*Your objective*: Return all of the data exactly, with nothing left out but the pictures.

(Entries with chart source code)
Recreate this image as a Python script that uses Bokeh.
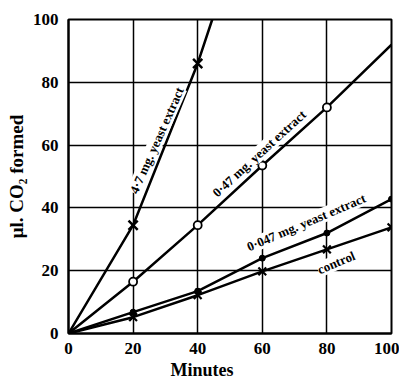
from bokeh.plotting import figure
from bokeh.models import Range1d, FixedTicker, Title
from bokeh.core.properties import value
from bokeh.embed import file_html
from bokeh.resources import INLINE
import math

# --- data ---
minutes_ticks = [0, 20, 40, 60, 80, 100]
co2_ticks = [0, 20, 40, 60, 80, 100]

# 4.7 mg yeast extract (x markers), line runs off the top
y47_x = [0, 20, 40]
y47_y = [0, 34.5, 86]
y47_line_x = [0, 20, 40, 44.5]
y47_line_y = [0, 34.5, 86, 100]

# 0.47 mg yeast extract (open circles)
y047_x = [20, 40, 60, 80]
y047_y = [16.5, 34.5, 53.5, 72]
y047_line_x = [0, 20, 40, 60, 80, 100]
y047_line_y = [0, 16.5, 34.5, 53.5, 72, 92]

# 0.047 mg yeast extract (filled dots)
y0047_x = [20, 40, 60, 80, 100]
y0047_y = [6.8, 13.5, 24, 32, 42.8]

# control (x markers)
ctrl_x = [20, 40, 60, 80, 100]
ctrl_y = [5.2, 12.2, 19.8, 26.8, 33.8]

labels = ["4·7 mg. yeast extract", "0·47 mg. yeast extract",
          "0·047 mg. yeast extract", "control"]
label_x = [27.3, 59.0, 73.6, 82.9]
label_y = [61.5, 57.3, 35.4, 22.6]
label_angle_deg = [66, 42.5, 23, 23]

x_title = "Minutes"
y_title = "μl. CO₂ formed"

FONT = "Liberation Serif"

p = figure(width=399, height=380, output_backend="svg", toolbar_location=None,
           x_range=Range1d(0, 100), y_range=Range1d(0, 100),
           min_border_left=67, min_border_right=8, min_border_top=19,
           min_border_bottom=47)
p.background_fill_color = "white"
p.border_fill_color = "white"
p.outline_line_color = "black"
p.outline_line_width = 2

for ax in (p.xaxis[0], p.yaxis[0]):
    ax.ticker = FixedTicker(ticks=minutes_ticks if ax is p.xaxis[0] else co2_ticks)
    ax.major_tick_line_color = None
    ax.minor_tick_line_color = None
    ax.axis_line_color = "black"
    ax.axis_line_width = 2
    ax.major_label_text_font = FONT
    ax.major_label_text_font_style = "bold"
    ax.major_label_text_font_size = "17px"
    ax.major_label_text_color = "black"

p.xaxis.major_label_standoff = 3
p.yaxis.major_label_standoff = 4

p.xgrid.ticker = FixedTicker(ticks=minutes_ticks)
p.ygrid.ticker = FixedTicker(ticks=co2_ticks)
p.grid.grid_line_color = "black"
p.grid.grid_line_width = 1.5
p.grid.grid_line_alpha = 1

LW = 2.5
p.line(y47_line_x, y47_line_y, line_color="black", line_width=LW)
p.line(y047_line_x, y047_line_y, line_color="black", line_width=LW)
p.line([0] + y0047_x, [0] + y0047_y, line_color="black", line_width=LW)
p.line([0] + ctrl_x, [0] + ctrl_y, line_color="black", line_width=LW)

p.scatter(y47_x[1:], y47_y[1:], marker="x", size=13, line_color="black", line_width=2.5)
p.scatter(y047_x, y047_y, marker="circle", size=8, line_color="black",
          fill_color="white", line_width=1.8)
p.scatter(y0047_x, y0047_y, marker="circle", size=6, line_color="black",
          fill_color="black")
p.scatter(ctrl_x, ctrl_y, marker="x", size=11, line_color="black", line_width=2.2)
p.scatter([0], [0], marker="circle", size=5, fill_color="black", line_color="black")

p.text(x=label_x, y=label_y, text=labels,
       angle=[math.radians(a) for a in label_angle_deg],
       text_font=value(FONT), text_font_style="bold", text_font_size="13px",
       text_align="center", text_baseline="middle", text_color="black",
       background_fill_color="white", background_fill_alpha=1)

# axis titles as Titles so they can sit off-centre like the original
p.add_layout(Title(text=x_title, align="left", offset=102, standoff=2,
                   text_font=FONT, text_font_style="bold",
                   text_font_size="18px", text_color="black"), "below")
p.add_layout(Title(text=y_title, align="center", standoff=6,
                   text_font=FONT, text_font_style="bold",
                   text_font_size="19px", text_color="black"), "left")

open("out.html", "w").write(file_html(p, INLINE))
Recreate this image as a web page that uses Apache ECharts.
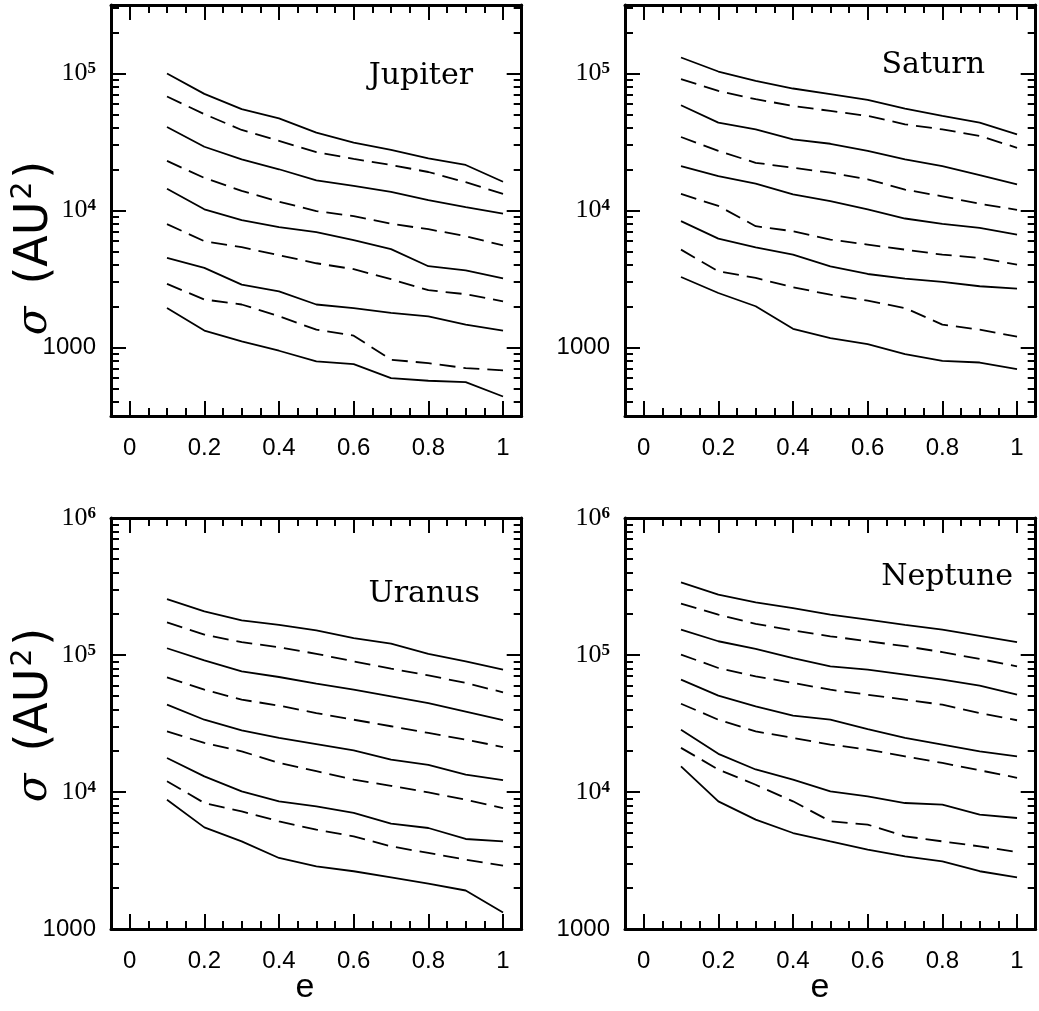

*Response below*:
Recreate this image as a Python script that uses Bokeh.
from bokeh.plotting import figure
from bokeh.models import Range1d, FixedTicker, Title
from bokeh.core.properties import value
from bokeh.embed import file_html
from bokeh.resources import INLINE
import math

# --- data ---
minutes_ticks = [0, 20, 40, 60, 80, 100]
co2_ticks = [0, 20, 40, 60, 80, 100]

# 4.7 mg yeast extract (x markers), line runs off the top
y47_x = [0, 20, 40]
y47_y = [0, 34.5, 86]
y47_line_x = [0, 20, 40, 44.5]
y47_line_y = [0, 34.5, 86, 100]

# 0.47 mg yeast extract (open circles)
y047_x = [20, 40, 60, 80]
y047_y = [16.5, 34.5, 53.5, 72]
y047_line_x = [0, 20, 40, 60, 80, 100]
y047_line_y = [0, 16.5, 34.5, 53.5, 72, 92]

# 0.047 mg yeast extract (filled dots)
y0047_x = [20, 40, 60, 80, 100]
y0047_y = [6.8, 13.5, 24, 32, 42.8]

# control (x markers)
ctrl_x = [20, 40, 60, 80, 100]
ctrl_y = [5.2, 12.2, 19.8, 26.8, 33.8]

labels = ["4·7 mg. yeast extract", "0·47 mg. yeast extract",
          "0·047 mg. yeast extract", "control"]
label_x = [27.3, 59.0, 73.6, 82.9]
label_y = [61.5, 57.3, 35.4, 22.6]
label_angle_deg = [66, 42.5, 23, 23]

x_title = "Minutes"
y_title = "μl. CO₂ formed"

FONT = "Liberation Serif"

p = figure(width=399, height=380, output_backend="svg", toolbar_location=None,
           x_range=Range1d(0, 100), y_range=Range1d(0, 100),
           min_border_left=67, min_border_right=8, min_border_top=19,
           min_border_bottom=47)
p.background_fill_color = "white"
p.border_fill_color = "white"
p.outline_line_color = "black"
p.outline_line_width = 2

for ax in (p.xaxis[0], p.yaxis[0]):
    ax.ticker = FixedTicker(ticks=minutes_ticks if ax is p.xaxis[0] else co2_ticks)
    ax.major_tick_line_color = None
    ax.minor_tick_line_color = None
    ax.axis_line_color = "black"
    ax.axis_line_width = 2
    ax.major_label_text_font = FONT
    ax.major_label_text_font_style = "bold"
    ax.major_label_text_font_size = "17px"
    ax.major_label_text_color = "black"

p.xaxis.major_label_standoff = 3
p.yaxis.major_label_standoff = 4

p.xgrid.ticker = FixedTicker(ticks=minutes_ticks)
p.ygrid.ticker = FixedTicker(ticks=co2_ticks)
p.grid.grid_line_color = "black"
p.grid.grid_line_width = 1.5
p.grid.grid_line_alpha = 1

LW = 2.5
p.line(y47_line_x, y47_line_y, line_color="black", line_width=LW)
p.line(y047_line_x, y047_line_y, line_color="black", line_width=LW)
p.line([0] + y0047_x, [0] + y0047_y, line_color="black", line_width=LW)
p.line([0] + ctrl_x, [0] + ctrl_y, line_color="black", line_width=LW)

p.scatter(y47_x[1:], y47_y[1:], marker="x", size=13, line_color="black", line_width=2.5)
p.scatter(y047_x, y047_y, marker="circle", size=8, line_color="black",
          fill_color="white", line_width=1.8)
p.scatter(y0047_x, y0047_y, marker="circle", size=6, line_color="black",
          fill_color="black")
p.scatter(ctrl_x, ctrl_y, marker="x", size=11, line_color="black", line_width=2.2)
p.scatter([0], [0], marker="circle", size=5, fill_color="black", line_color="black")

p.text(x=label_x, y=label_y, text=labels,
       angle=[math.radians(a) for a in label_angle_deg],
       text_font=value(FONT), text_font_style="bold", text_font_size="13px",
       text_align="center", text_baseline="middle", text_color="black",
       background_fill_color="white", background_fill_alpha=1)

# axis titles as Titles so they can sit off-centre like the original
p.add_layout(Title(text=x_title, align="left", offset=102, standoff=2,
                   text_font=FONT, text_font_style="bold",
                   text_font_size="18px", text_color="black"), "below")
p.add_layout(Title(text=y_title, align="center", standoff=6,
                   text_font=FONT, text_font_style="bold",
                   text_font_size="19px", text_color="black"), "left")

open("out.html", "w").write(file_html(p, INLINE))
Recreate this image as a web page that uses Apache ECharts.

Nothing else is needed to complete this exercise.